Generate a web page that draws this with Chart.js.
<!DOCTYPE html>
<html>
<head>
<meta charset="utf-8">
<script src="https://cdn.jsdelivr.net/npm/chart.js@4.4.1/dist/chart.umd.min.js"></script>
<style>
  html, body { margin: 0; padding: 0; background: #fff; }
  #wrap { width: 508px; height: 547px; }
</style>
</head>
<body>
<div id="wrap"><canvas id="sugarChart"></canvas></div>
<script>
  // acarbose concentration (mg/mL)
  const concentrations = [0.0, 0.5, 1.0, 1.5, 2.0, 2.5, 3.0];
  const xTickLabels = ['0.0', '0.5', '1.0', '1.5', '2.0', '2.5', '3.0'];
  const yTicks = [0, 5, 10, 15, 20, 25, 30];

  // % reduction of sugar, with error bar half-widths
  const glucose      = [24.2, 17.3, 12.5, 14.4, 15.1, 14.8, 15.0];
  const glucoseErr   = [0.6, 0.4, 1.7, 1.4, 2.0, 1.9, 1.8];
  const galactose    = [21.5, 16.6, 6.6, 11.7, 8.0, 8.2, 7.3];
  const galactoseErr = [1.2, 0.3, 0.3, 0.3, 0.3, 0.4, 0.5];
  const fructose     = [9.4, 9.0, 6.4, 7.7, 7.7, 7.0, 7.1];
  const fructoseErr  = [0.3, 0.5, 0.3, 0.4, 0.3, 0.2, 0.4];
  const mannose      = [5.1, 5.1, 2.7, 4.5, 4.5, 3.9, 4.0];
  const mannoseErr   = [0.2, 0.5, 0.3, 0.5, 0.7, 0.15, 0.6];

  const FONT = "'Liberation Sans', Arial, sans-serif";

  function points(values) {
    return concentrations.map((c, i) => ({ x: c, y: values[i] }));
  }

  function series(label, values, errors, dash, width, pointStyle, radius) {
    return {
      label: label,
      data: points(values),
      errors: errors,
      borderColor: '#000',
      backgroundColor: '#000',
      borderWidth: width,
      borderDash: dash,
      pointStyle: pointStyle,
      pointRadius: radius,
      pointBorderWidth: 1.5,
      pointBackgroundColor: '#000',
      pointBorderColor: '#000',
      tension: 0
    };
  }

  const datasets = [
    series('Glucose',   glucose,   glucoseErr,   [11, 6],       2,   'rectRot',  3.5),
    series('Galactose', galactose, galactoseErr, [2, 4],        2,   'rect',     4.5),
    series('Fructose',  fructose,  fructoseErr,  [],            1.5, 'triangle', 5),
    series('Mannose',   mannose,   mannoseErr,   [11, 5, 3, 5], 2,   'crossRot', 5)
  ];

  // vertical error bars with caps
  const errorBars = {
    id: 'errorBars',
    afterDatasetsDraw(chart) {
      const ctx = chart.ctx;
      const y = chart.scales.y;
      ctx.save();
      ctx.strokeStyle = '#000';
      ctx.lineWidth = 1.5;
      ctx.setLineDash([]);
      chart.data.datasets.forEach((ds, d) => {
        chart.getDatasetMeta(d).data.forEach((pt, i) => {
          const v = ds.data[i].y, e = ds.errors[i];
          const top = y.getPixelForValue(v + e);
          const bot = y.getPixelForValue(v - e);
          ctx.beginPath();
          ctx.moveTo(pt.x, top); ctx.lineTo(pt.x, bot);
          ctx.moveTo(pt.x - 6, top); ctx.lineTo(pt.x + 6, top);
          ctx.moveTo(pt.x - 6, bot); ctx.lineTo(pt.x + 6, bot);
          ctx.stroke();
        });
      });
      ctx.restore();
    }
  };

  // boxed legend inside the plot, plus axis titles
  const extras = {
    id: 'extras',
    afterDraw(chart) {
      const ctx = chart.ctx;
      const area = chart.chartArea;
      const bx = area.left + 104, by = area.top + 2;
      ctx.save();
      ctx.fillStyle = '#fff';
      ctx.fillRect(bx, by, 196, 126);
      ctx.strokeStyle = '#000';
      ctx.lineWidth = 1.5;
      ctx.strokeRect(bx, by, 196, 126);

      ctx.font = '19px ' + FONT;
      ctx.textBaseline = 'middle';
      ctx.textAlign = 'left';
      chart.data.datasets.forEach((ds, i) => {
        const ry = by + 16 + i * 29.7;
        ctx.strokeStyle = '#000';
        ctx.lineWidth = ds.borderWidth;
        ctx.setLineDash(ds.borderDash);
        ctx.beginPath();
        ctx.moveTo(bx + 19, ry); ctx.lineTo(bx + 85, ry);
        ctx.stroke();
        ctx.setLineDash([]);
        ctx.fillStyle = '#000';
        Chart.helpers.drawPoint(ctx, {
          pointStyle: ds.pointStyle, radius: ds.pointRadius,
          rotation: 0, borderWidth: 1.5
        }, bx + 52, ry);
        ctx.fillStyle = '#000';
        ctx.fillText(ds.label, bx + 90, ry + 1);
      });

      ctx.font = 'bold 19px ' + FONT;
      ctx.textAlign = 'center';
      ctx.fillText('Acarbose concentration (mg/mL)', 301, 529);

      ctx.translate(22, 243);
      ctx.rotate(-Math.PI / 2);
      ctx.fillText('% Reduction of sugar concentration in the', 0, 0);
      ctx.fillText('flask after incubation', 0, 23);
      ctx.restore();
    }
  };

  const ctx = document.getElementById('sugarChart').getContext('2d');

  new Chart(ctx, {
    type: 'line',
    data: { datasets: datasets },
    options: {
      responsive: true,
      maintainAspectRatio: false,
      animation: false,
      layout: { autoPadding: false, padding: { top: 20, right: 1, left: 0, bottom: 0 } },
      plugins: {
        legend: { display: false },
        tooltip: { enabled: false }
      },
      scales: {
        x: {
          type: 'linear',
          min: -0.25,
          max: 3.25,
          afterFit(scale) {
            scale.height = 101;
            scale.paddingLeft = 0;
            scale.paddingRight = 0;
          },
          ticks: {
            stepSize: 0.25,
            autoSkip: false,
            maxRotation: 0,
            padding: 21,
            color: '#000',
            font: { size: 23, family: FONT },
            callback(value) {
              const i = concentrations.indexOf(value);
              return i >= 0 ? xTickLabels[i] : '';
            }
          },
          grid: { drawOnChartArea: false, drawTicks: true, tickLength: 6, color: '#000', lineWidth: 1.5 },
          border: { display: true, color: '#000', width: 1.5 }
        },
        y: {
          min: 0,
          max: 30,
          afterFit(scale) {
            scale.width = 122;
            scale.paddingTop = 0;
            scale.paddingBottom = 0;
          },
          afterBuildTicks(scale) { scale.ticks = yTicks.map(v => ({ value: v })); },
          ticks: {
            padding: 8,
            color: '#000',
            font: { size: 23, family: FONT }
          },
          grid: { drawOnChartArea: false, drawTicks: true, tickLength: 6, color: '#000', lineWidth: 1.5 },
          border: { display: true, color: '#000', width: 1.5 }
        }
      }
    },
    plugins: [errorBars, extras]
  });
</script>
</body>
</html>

*****

▸ **Work to be completed**
Please reproduce every line of the material word for word.

▸ **Result for this exercise**
Generate a web page that draws this with Chart.js.
<!DOCTYPE html>
<html>
<head>
<meta charset="utf-8">
<script src="https://cdn.jsdelivr.net/npm/chart.js@4.4.1/dist/chart.umd.min.js"></script>
<style>
  html, body { margin: 0; padding: 0; background: #fff; }
  #wrap { width: 508px; height: 547px; }
</style>
</head>
<body>
<div id="wrap"><canvas id="sugarChart"></canvas></div>
<script>
  // acarbose concentration (mg/mL)
  const concentrations = [0.0, 0.5, 1.0, 1.5, 2.0, 2.5, 3.0];
  const xTickLabels = ['0.0', '0.5', '1.0', '1.5', '2.0', '2.5', '3.0'];
  const yTicks = [0, 5, 10, 15, 20, 25, 30];

  // % reduction of sugar, with error bar half-widths
  const glucose      = [24.2, 17.3, 12.5, 14.4, 15.1, 14.8, 15.0];
  const glucoseErr   = [0.6, 0.4, 1.7, 1.4, 2.0, 1.9, 1.8];
  const galactose    = [21.5, 16.6, 6.6, 11.7, 8.0, 8.2, 7.3];
  const galactoseErr = [1.2, 0.3, 0.3, 0.3, 0.3, 0.4, 0.5];
  const fructose     = [9.4, 9.0, 6.4, 7.7, 7.7, 7.0, 7.1];
  const fructoseErr  = [0.3, 0.5, 0.3, 0.4, 0.3, 0.2, 0.4];
  const mannose      = [5.1, 5.1, 2.7, 4.5, 4.5, 3.9, 4.0];
  const mannoseErr   = [0.2, 0.5, 0.3, 0.5, 0.7, 0.15, 0.6];

  const FONT = "'Liberation Sans', Arial, sans-serif";

  function points(values) {
    return concentrations.map((c, i) => ({ x: c, y: values[i] }));
  }

  function series(label, values, errors, dash, width, pointStyle, radius) {
    return {
      label: label,
      data: points(values),
      errors: errors,
      borderColor: '#000',
      backgroundColor: '#000',
      borderWidth: width,
      borderDash: dash,
      pointStyle: pointStyle,
      pointRadius: radius,
      pointBorderWidth: 1.5,
      pointBackgroundColor: '#000',
      pointBorderColor: '#000',
      tension: 0
    };
  }

  const datasets = [
    series('Glucose',   glucose,   glucoseErr,   [11, 6],       2,   'rectRot',  3.5),
    series('Galactose', galactose, galactoseErr, [2, 4],        2,   'rect',     4.5),
    series('Fructose',  fructose,  fructoseErr,  [],            1.5, 'triangle', 5),
    series('Mannose',   mannose,   mannoseErr,   [11, 5, 3, 5], 2,   'crossRot', 5)
  ];

  // vertical error bars with caps
  const errorBars = {
    id: 'errorBars',
    afterDatasetsDraw(chart) {
      const ctx = chart.ctx;
      const y = chart.scales.y;
      ctx.save();
      ctx.strokeStyle = '#000';
      ctx.lineWidth = 1.5;
      ctx.setLineDash([]);
      chart.data.datasets.forEach((ds, d) => {
        chart.getDatasetMeta(d).data.forEach((pt, i) => {
          const v = ds.data[i].y, e = ds.errors[i];
          const top = y.getPixelForValue(v + e);
          const bot = y.getPixelForValue(v - e);
          ctx.beginPath();
          ctx.moveTo(pt.x, top); ctx.lineTo(pt.x, bot);
          ctx.moveTo(pt.x - 6, top); ctx.lineTo(pt.x + 6, top);
          ctx.moveTo(pt.x - 6, bot); ctx.lineTo(pt.x + 6, bot);
          ctx.stroke();
        });
      });
      ctx.restore();
    }
  };

  // boxed legend inside the plot, plus axis titles
  const extras = {
    id: 'extras',
    afterDraw(chart) {
      const ctx = chart.ctx;
      const area = chart.chartArea;
      const bx = area.left + 104, by = area.top + 2;
      ctx.save();
      ctx.fillStyle = '#fff';
      ctx.fillRect(bx, by, 196, 126);
      ctx.strokeStyle = '#000';
      ctx.lineWidth = 1.5;
      ctx.strokeRect(bx, by, 196, 126);

      ctx.font = '19px ' + FONT;
      ctx.textBaseline = 'middle';
      ctx.textAlign = 'left';
      chart.data.datasets.forEach((ds, i) => {
        const ry = by + 16 + i * 29.7;
        ctx.strokeStyle = '#000';
        ctx.lineWidth = ds.borderWidth;
        ctx.setLineDash(ds.borderDash);
        ctx.beginPath();
        ctx.moveTo(bx + 19, ry); ctx.lineTo(bx + 85, ry);
        ctx.stroke();
        ctx.setLineDash([]);
        ctx.fillStyle = '#000';
        Chart.helpers.drawPoint(ctx, {
          pointStyle: ds.pointStyle, radius: ds.pointRadius,
          rotation: 0, borderWidth: 1.5
        }, bx + 52, ry);
        ctx.fillStyle = '#000';
        ctx.fillText(ds.label, bx + 90, ry + 1);
      });

      ctx.font = 'bold 19px ' + FONT;
      ctx.textAlign = 'center';
      ctx.fillText('Acarbose concentration (mg/mL)', 301, 529);

      ctx.translate(22, 243);
      ctx.rotate(-Math.PI / 2);
      ctx.fillText('% Reduction of sugar concentration in the', 0, 0);
      ctx.fillText('flask after incubation', 0, 23);
      ctx.restore();
    }
  };

  const ctx = document.getElementById('sugarChart').getContext('2d');

  new Chart(ctx, {
    type: 'line',
    data: { datasets: datasets },
    options: {
      responsive: true,
      maintainAspectRatio: false,
      animation: false,
      layout: { autoPadding: false, padding: { top: 20, right: 1, left: 0, bottom: 0 } },
      plugins: {
        legend: { display: false },
        tooltip: { enabled: false }
      },
      scales: {
        x: {
          type: 'linear',
          min: -0.25,
          max: 3.25,
          afterFit(scale) {
            scale.height = 101;
            scale.paddingLeft = 0;
            scale.paddingRight = 0;
          },
          ticks: {
            stepSize: 0.25,
            autoSkip: false,
            maxRotation: 0,
            padding: 21,
            color: '#000',
            font: { size: 23, family: FONT },
            callback(value) {
              const i = concentrations.indexOf(value);
              return i >= 0 ? xTickLabels[i] : '';
            }
          },
          grid: { drawOnChartArea: false, drawTicks: true, tickLength: 6, color: '#000', lineWidth: 1.5 },
          border: { display: true, color: '#000', width: 1.5 }
        },
        y: {
          min: 0,
          max: 30,
          afterFit(scale) {
            scale.width = 122;
            scale.paddingTop = 0;
            scale.paddingBottom = 0;
          },
          afterBuildTicks(scale) { scale.ticks = yTicks.map(v => ({ value: v })); },
          ticks: {
            padding: 8,
            color: '#000',
            font: { size: 23, family: FONT }
          },
          grid: { drawOnChartArea: false, drawTicks: true, tickLength: 6, color: '#000', lineWidth: 1.5 },
          border: { display: true, color: '#000', width: 1.5 }
        }
      }
    },
    plugins: [errorBars, extras]
  });
</script>
</body>
</html>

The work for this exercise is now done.